End of program hurts seniors struggling to get by
For a politician, it was a refreshingly candid answer.
“We fixed the problem in the worst way possible, with an increase to the real estate transfer tax.”
That was Gov. John Carney, quoted in the July 31 Cape Gazette, referring to the state’s last minute deal to balance the budget.
It’s not often you hear politicians taking responsibility for a mistake.
But while tax increases attracted the most attention, the state also cut programs.
One such cut was for the Delaware Prescription Assistance Program, which began in 1999 with money from the tobacco companies’ settlement.
DPAP provided up to $3,000 annually in prescription assistance to Delaware residents, age 65 and older, whose income fell below 200 percent of the poverty line.
In Fiscal Year 2016, DPAP cost the state a little over $2.2 million, which hardly counts as a rounding error in a budget exceeding $4 billion. Still, the state couldn’t find the money to continue the program.
As of July, it served 5,102 Delawareans. It ended Aug. 31.
Among those affected by the program’s termination is Cindy West, who lives with her husband Robert at Savannah West Square, located off Route 1 near the State Police Troop 7 headquarters.
It’s a small complex reserved for seniors and low-income families. West was thrilled three years ago when they got the opportunity to move to the Lewes area from their home in Newark.
But the end of DPAP has made their life more difficult.
Between the two of them, West said, they bring in $1,800 a month.
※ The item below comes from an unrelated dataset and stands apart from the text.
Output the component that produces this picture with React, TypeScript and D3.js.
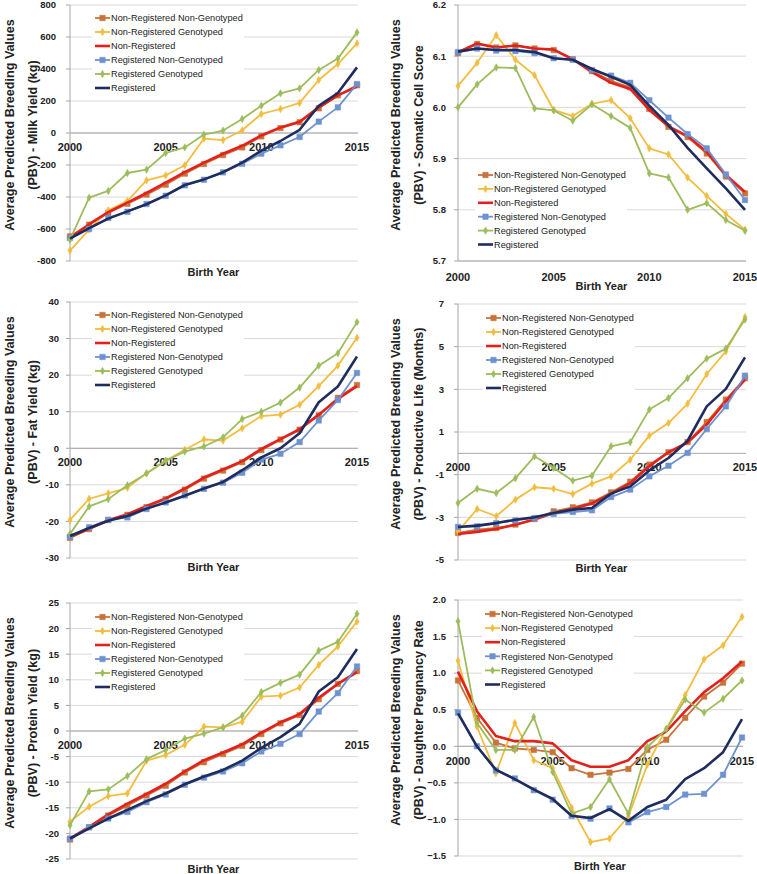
import React from 'react';
import * as d3 from 'd3';

const years = [2000, 2001, 2002, 2003, 2004, 2005, 2006, 2007, 2008, 2009, 2010, 2011, 2012, 2013, 2014, 2015];
const yearTicks = [2000, 2005, 2010, 2015];

const seriesNames = [
  'Non-Registered Non-Genotyped',
  'Non-Registered Genotyped',
  'Non-Registered',
  'Registered Non-Genotyped',
  'Registered Genotyped',
  'Registered',
];

// series order: NRNG, NRG, NR, RNG, RG, R
const milkValues = [
  [-646, -573, -500, -442, -385, -323, -254, -194, -138, -90, -21, 31, 67, 154, 235, 298],
  [-735, -604, -483, -425, -296, -265, -202, -35, -44, 17, 119, 150, 188, 331, 431, 560],
  [-655, -570, -495, -435, -375, -310, -245, -185, -130, -80, -15, 35, 70, 160, 235, 290],
  [-656, -600, -531, -492, -444, -392, -327, -292, -246, -192, -129, -77, -25, 71, 160, 306],
  [-667, -404, -362, -250, -229, -125, -90, -10, 15, 88, 171, 248, 279, 394, 465, 629],
  [-660, -595, -535, -490, -445, -390, -325, -290, -245, -185, -110, -50, 20, 170, 250, 410],
];
const milkTicks = [-800, -600, -400, -200, 0, 200, 400, 600, 800];

const scsValues = [
  [6.106, 6.124, 6.117, 6.121, 6.115, 6.112, 6.094, 6.071, 6.052, 6.039, 5.997, 5.962, 5.942, 5.910, 5.865, 5.832],
  [6.042, 6.087, 6.141, 6.093, 6.063, 5.995, 5.983, 6.007, 6.014, 5.979, 5.920, 5.908, 5.863, 5.827, 5.792, 5.761],
  [6.108, 6.125, 6.117, 6.121, 6.115, 6.113, 6.094, 6.069, 6.048, 6.036, 5.995, 5.963, 5.944, 5.913, 5.868, 5.835],
  [6.108, 6.115, 6.111, 6.110, 6.106, 6.096, 6.093, 6.073, 6.062, 6.048, 6.014, 5.980, 5.948, 5.920, 5.869, 5.819],
  [6.000, 6.045, 6.078, 6.077, 5.998, 5.994, 5.974, 6.006, 5.983, 5.960, 5.871, 5.863, 5.800, 5.813, 5.780, 5.759],
  [6.109, 6.115, 6.112, 6.112, 6.108, 6.096, 6.093, 6.075, 6.060, 6.044, 6.003, 5.966, 5.921, 5.881, 5.842, 5.800],
];
const scsTicks = [5.7, 5.8, 5.9, 6.0, 6.1, 6.2];

const fatValues = [
  [-24.5, -22.1, -19.6, -18.2, -16.1, -13.9, -11.3, -8.3, -6.1, -3.8, -0.5, 2.4, 5.1, 9.0, 13.8, 17.3],
  [-19.6, -13.8, -12.3, -10.8, -6.8, -3.4, -0.4, 2.4, 2.1, 5.5, 8.8, 9.2, 11.9, 17.0, 22.6, 30.2],
  [-24.2, -22.0, -19.7, -18.0, -15.8, -13.7, -11.0, -8.0, -5.8, -3.5, -0.2, 2.5, 5.2, 9.2, 13.5, 17.0],
  [-24.2, -21.6, -19.6, -18.9, -16.6, -14.8, -12.9, -11.1, -9.4, -6.7, -3.1, -1.5, 1.7, 7.6, 13.2, 20.6],
  [-23.4, -15.9, -13.9, -10.1, -6.9, -3.4, -0.9, 0.5, 3.0, 8.0, 10.0, 12.5, 16.6, 22.6, 26.0, 34.5],
  [-24.0, -21.8, -19.8, -18.5, -16.5, -14.8, -13.0, -11.0, -9.2, -6.0, -2.5, 0.0, 4.1, 12.6, 16.9, 25.1],
];
const fatTicks = [-30, -20, -10, 0, 10, 20, 30, 40];

const plValues = [
  [-3.73, -3.58, -3.50, -3.34, -3.08, -2.72, -2.53, -2.30, -1.83, -1.33, -0.53, 0.05, 0.53, 1.47, 2.52, 3.52],
  [-3.66, -2.61, -2.95, -2.17, -1.59, -1.66, -1.91, -1.42, -1.08, -0.30, 0.83, 1.42, 2.33, 3.72, 4.78, 6.39],
  [-3.78, -3.68, -3.55, -3.35, -3.10, -2.80, -2.60, -2.35, -1.90, -1.40, -0.60, 0.05, 0.50, 1.35, 2.45, 3.45],
  [-3.45, -3.42, -3.27, -3.14, -3.03, -2.84, -2.75, -2.67, -2.05, -1.70, -1.08, -0.58, 0.02, 1.14, 2.20, 3.64],
  [-2.33, -1.66, -1.86, -1.17, -0.14, -0.69, -1.28, -1.05, 0.33, 0.52, 2.05, 2.59, 3.52, 4.44, 4.91, 6.27],
  [-3.45, -3.39, -3.27, -3.11, -3.00, -2.80, -2.64, -2.56, -1.89, -1.55, -0.80, -0.22, 0.59, 2.20, 3.02, 4.50],
];
const plTicks = [-5, -3, -1, 1, 3, 5, 7];

const proteinValues = [
  [-21.2, -18.8, -16.5, -14.6, -12.6, -10.7, -8.1, -6.1, -4.5, -2.9, -0.6, 1.5, 3.1, 6.2, 9.2, 11.7],
  [-17.7, -14.8, -12.7, -12.2, -5.8, -4.7, -2.7, 0.85, 0.7, 1.8, 6.7, 6.9, 8.5, 12.9, 16.5, 21.4],
  [-21.0, -18.7, -16.3, -14.2, -12.3, -10.3, -7.9, -5.7, -4.2, -2.6, -0.3, 1.7, 3.3, 6.5, 9.2, 11.5],
  [-21.0, -18.8, -17.1, -15.8, -13.9, -12.4, -10.5, -9.1, -7.9, -6.3, -4.0, -2.5, -0.6, 3.8, 7.4, 12.6],
  [-18.4, -11.8, -11.4, -8.8, -5.5, -3.7, -1.5, -0.5, 0.7, 3.0, 7.6, 9.4, 11.0, 15.7, 17.4, 22.9],
  [-21.0, -19.0, -17.1, -15.4, -13.7, -12.2, -10.4, -8.9, -7.6, -5.8, -3.3, -1.2, 1.4, 7.7, 10.5, 16.0],
];
const proteinTicks = [-25, -20, -15, -10, -5, 0, 5, 10, 15, 20, 25];

const dprValues = [
  [0.90, 0.39, 0.05, -0.03, -0.05, -0.08, -0.30, -0.39, -0.36, -0.31, -0.05, 0.09, 0.39, 0.68, 0.87, 1.13],
  [1.17, 0.27, -0.37, 0.32, -0.19, -0.30, -0.84, -1.31, -1.26, -0.96, -0.25, 0.24, 0.70, 1.19, 1.38, 1.77],
  [1.02, 0.48, 0.14, 0.07, 0.07, 0.04, -0.19, -0.28, -0.28, -0.19, 0.07, 0.20, 0.48, 0.74, 0.93, 1.16],
  [0.46, 0.00, -0.33, -0.44, -0.60, -0.73, -0.95, -0.99, -0.85, -1.04, -0.90, -0.83, -0.66, -0.65, -0.39, 0.12],
  [1.71, 0.32, -0.05, -0.05, 0.40, -0.35, -0.92, -0.83, -0.45, -0.92, -0.01, 0.23, 0.64, 0.46, 0.65, 0.90],
  [0.45, 0.00, -0.32, -0.45, -0.59, -0.72, -0.95, -0.98, -0.86, -1.02, -0.83, -0.73, -0.45, -0.30, -0.08, 0.37],
];
const dprTicks = [-1.5, -1.0, -0.5, 0.0, 0.5, 1.0, 1.5, 2.0];

// styles
const COLORS = ['#C8733A', '#F2BD3E', '#E3211C', '#6E91D0', '#9DBC5C', '#1F2C5E'];
const WIDTHS = [1.8, 1.8, 2.6, 1.8, 1.8, 2.6];
const MARKERS: (string | null)[] = ['square', 'diamond', null, 'square', 'diamond', null];
const FONT = '"Liberation Sans", Arial, sans-serif';

type PanelProps = {
  values: number[][];
  ticks: number[];
  fmt: (v: number) => string;
  left: number; right: number; top: number; bottom: number;
  crossAt: number;
  tickLabelX: number;
  yearDy: number;
  titleY: number;
  yTitle1: string; yTitle2: string;
  yTitleX1: number; yTitleX2: number;
  legendX: number; legendY: number; legendStep: number;
};

function Marker({ kind, x, y, color }: { kind: string; x: number; y: number; color: string }) {
  const sym = kind === 'square' ? d3.symbolSquare : d3.symbolDiamond;
  const size = kind === 'square' ? 30 : 16;
  const p = d3.symbol().type(sym).size(size)();
  return <path d={p || ''} transform={`translate(${x},${y})`} fill={color} stroke={color} strokeWidth={0.5} />;
}

function Panel(props: PanelProps) {
  const { values, ticks, fmt, left, right, top, bottom, crossAt } = props;
  const ext = d3.extent(ticks) as [number, number];
  const x = d3.scaleLinear().domain([years[0], years[years.length - 1]]).range([left, right]);
  const y = d3.scaleLinear().domain(ext).range([bottom, top]);
  const axisY = y(crossAt);
  const line = d3.line<number>().x((_, i) => x(years[i])).y((d) => y(d));
  const midY = (top + bottom) / 2 - 8;
  const midX = (left + right) / 2;
  const legW = 152;
  return (
    <g>
      {ticks.map((t) => (
        <line key={'g' + t} x1={left} x2={right + 1} y1={y(t)} y2={y(t)} stroke="#D9D9D9" strokeWidth={1} />
      ))}
      <line x1={left} x2={left} y1={top} y2={bottom} stroke="#A6A6A6" strokeWidth={1} />
      {ticks.map((t) => (
        <line key={'tk' + t} x1={left - 4} x2={left} y1={y(t)} y2={y(t)} stroke="#A6A6A6" strokeWidth={1} />
      ))}
      <line x1={left} x2={right + 1} y1={axisY} y2={axisY} stroke="#A6A6A6" strokeWidth={1} />
      {ticks.map((t) => (
        <text key={'tl' + t} x={props.tickLabelX} y={y(t)} dy="0.35em" textAnchor="end"
          fontFamily={FONT} fontWeight="bold" fontSize={9.5} fill="#222">{fmt(t)}</text>
      ))}
      {yearTicks.map((yr) => (
        <text key={'yr' + yr} x={x(yr)} y={axisY + props.yearDy} textAnchor="middle"
          fontFamily={FONT} fontWeight="bold" fontSize={11} fill="#222">{yr}</text>
      ))}
      <text x={midX} y={props.titleY} textAnchor="middle" fontFamily={FONT} fontWeight="bold" fontSize={11} fill="#222">Birth Year</text>
      <text transform={`translate(${props.yTitleX1},${midY}) rotate(-90)`} textAnchor="middle" dy="0.35em"
        fontFamily={FONT} fontWeight="bold" fontSize={12.6} fill="#222">{props.yTitle1}</text>
      <text transform={`translate(${props.yTitleX2},${midY}) rotate(-90)`} textAnchor="middle" dy="0.35em"
        fontFamily={FONT} fontWeight="bold" fontSize={12.6} fill="#222">{props.yTitle2}</text>

      <rect x={props.legendX - 3} y={props.legendY - 7} width={legW} height={props.legendStep * 5 + 14} fill="#fff" />
      {seriesNames.map((name, i) => {
        const ly = props.legendY + i * props.legendStep;
        return (
          <g key={'lg' + i}>
            <line x1={props.legendX} x2={props.legendX + 15} y1={ly} y2={ly} stroke={COLORS[i]} strokeWidth={WIDTHS[i]} />
            {MARKERS[i] && <Marker kind={MARKERS[i] as string} x={props.legendX + 7.5} y={ly} color={COLORS[i]} />}
            <text x={props.legendX + 16} y={ly} dy="0.35em" fontFamily={FONT} fontSize={9.2} fill="#222">{name}</text>
          </g>
        );
      })}

      {values.map((vals, i) => (
        <g key={'s' + i}>
          <path d={line(vals) || ''} fill="none" stroke={COLORS[i]} strokeWidth={WIDTHS[i]} strokeLinejoin="round" />
          {MARKERS[i] && vals.map((v, j) => (
            <Marker key={j} kind={MARKERS[i] as string} x={x(years[j])} y={y(v)} color={COLORS[i]} />
          ))}
        </g>
      ))}
    </g>
  );
}

const f0 = (v: number) => String(v);
const f1 = (v: number) => d3.format('.1f')(v);

export default function App() {
  return (
    <svg width={757} height={874} viewBox="0 0 757 874"
      style={{ position: 'absolute', left: 0, top: 0, background: '#fff' }}>
      <rect x={0} y={0} width={757} height={874} fill="#fff" />
      <Panel values={milkValues} ticks={milkTicks} fmt={f0}
        left={70} right={357} top={5} bottom={261} crossAt={0}
        tickLabelX={56} yearDy={18} titleY={276}
        yTitle1="Average Predicted Breeding Values" yTitle2="(PBV) - Milk Yield (kg)"
        yTitleX1={10} yTitleX2={33}
        legendX={95} legendY={18} legendStep={14} />
      <Panel values={scsValues} ticks={scsTicks} fmt={f1}
        left={458} right={745} top={5} bottom={261} crossAt={5.7}
        tickLabelX={446} yearDy={20} titleY={290}
        yTitle1="Average Predicted Breeding Values" yTitle2="(PBV) - Somatic Cell Score"
        yTitleX1={396} yTitleX2={419}
        legendX={478} legendY={175} legendStep={13.9} />
      <Panel values={fatValues} ticks={fatTicks} fmt={f0}
        left={70} right={357} top={302} bottom={558} crossAt={0}
        tickLabelX={59} yearDy={18} titleY={571}
        yTitle1="Average Predicted Breeding Values" yTitle2="(PBV) - Fat Yield (kg)"
        yTitleX1={10} yTitleX2={33}
        legendX={95} legendY={315} legendStep={14} />
      <Panel values={plValues} ticks={plTicks} fmt={f0}
        left={458} right={745} top={304} bottom={560} crossAt={0}
        tickLabelX={444} yearDy={18} titleY={572}
        yTitle1="Average Predicted Breeding Values" yTitle2="(PBV) - Productive Life (Months)"
        yTitleX1={396} yTitleX2={419}
        legendX={486} legendY={318} legendStep={14} />
      <Panel values={proteinValues} ticks={proteinTicks} fmt={f0}
        left={70} right={357} top={603} bottom={859} crossAt={0}
        tickLabelX={59} yearDy={18} titleY={873}
        yTitle1="Average Predicted Breeding Values" yTitle2="(PBV) - Protein Yield (kg)"
        yTitleX1={10} yTitleX2={33}
        legendX={95} legendY={617} legendStep={14} />
      <Panel values={dprValues} ticks={dprTicks} fmt={f1}
        left={458} right={742} top={600} bottom={856} crossAt={0}
        tickLabelX={446} yearDy={19} titleY={870}
        yTitle1="Average Predicted Breeding Values" yTitle2="(PBV) - Daughter Pregnancy Rate"
        yTitleX1={396} yTitleX2={419}
        legendX={485} legendY={614} legendStep={14.1} />
    </svg>
  );
}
That’s $21,600 a year - not enough for the comfortable life enjoyed by many retirees in the Cape Region.
The program helped the Wests make do on their modest income. Like many seniors, West, a diabetic, takes a variety of medications.
DPAP didn’t cover all the costs. But it knocked off $10 to $20 for each prescription. When you take 10 different medications, as West does, that adds up.
“It was a security blanket,” West said.
The end of DPAP has forced her to cut back. Watching some of their favorite shows on cable was probably as close as they came to enjoying a luxury.
“We don’t go anywhere,” West said. “That was our highlight.”
But that little extra had to go. They still have basic cable.
Not that she complains. “I’m going to fight through this,” she said. “I know other people are in the same predicament.”
A recent letter to the editor in the News Journal told a similar story: An older woman, on her own, facing prescription costs of $407.27, which, she said, “I can no longer afford.”
Jill Fredel, director of communications for Delaware Health and Social Services, which administered DPAP, said the program primarily assisted with premium payments for people who reach the Medicare Part D “donut” hole.
“As the donut is phased out,” she said, “spending in DPAP has lessened and the purpose for which it was created has been largely eliminated.”
She said the state is working with clients to transition to a Part D plan.
But Deb Schultz of Lewes, a volunteer who helps people navigate the maze of healthcare coverage, said other programs don’t take the place of DPAP.
She also said the donut hole - a coverage gap in Medicare Part D - never entirely disappears.
Even before DPAP’s demise, Schultz said, people were having a hard time paying for their medications.
“I have people tell me they are rationing their insulin,” she said.
“I have even had a couple tell me they are sharing their insulin, making one prescription stretch for two people or simply forgoing their dose so their spouse can have it.”
There are programs besides DPAP, some run by the drug companies themselves, but they have serious limitations - for the customers.
Schultz described the programs as “basically a scam,” designed to allow drug companies to maintain high prices.
Often, they require people to pay $1,000 out-of-pocket before their costs are covered.
This results in two problems.
First, coming up with a thousand bucks is tough enough if you’re living on $21,600 a year.
Second, that’s for one drug. If you have multiple prescriptions, like West, you have to meet that $1,000 out-of-pocket expense for several drugs.
The good news, if there is any, is that the Progressive Democrats of Delaware haven’t given up on DPAP.
The group plans to push for the program’s return when the General Assembly meets next year.
So we can fix some of the mistakes in this year’s budget.
And we can help people like the Wests, who are struggling to live out their lives with as much happiness and dignity as they can muster.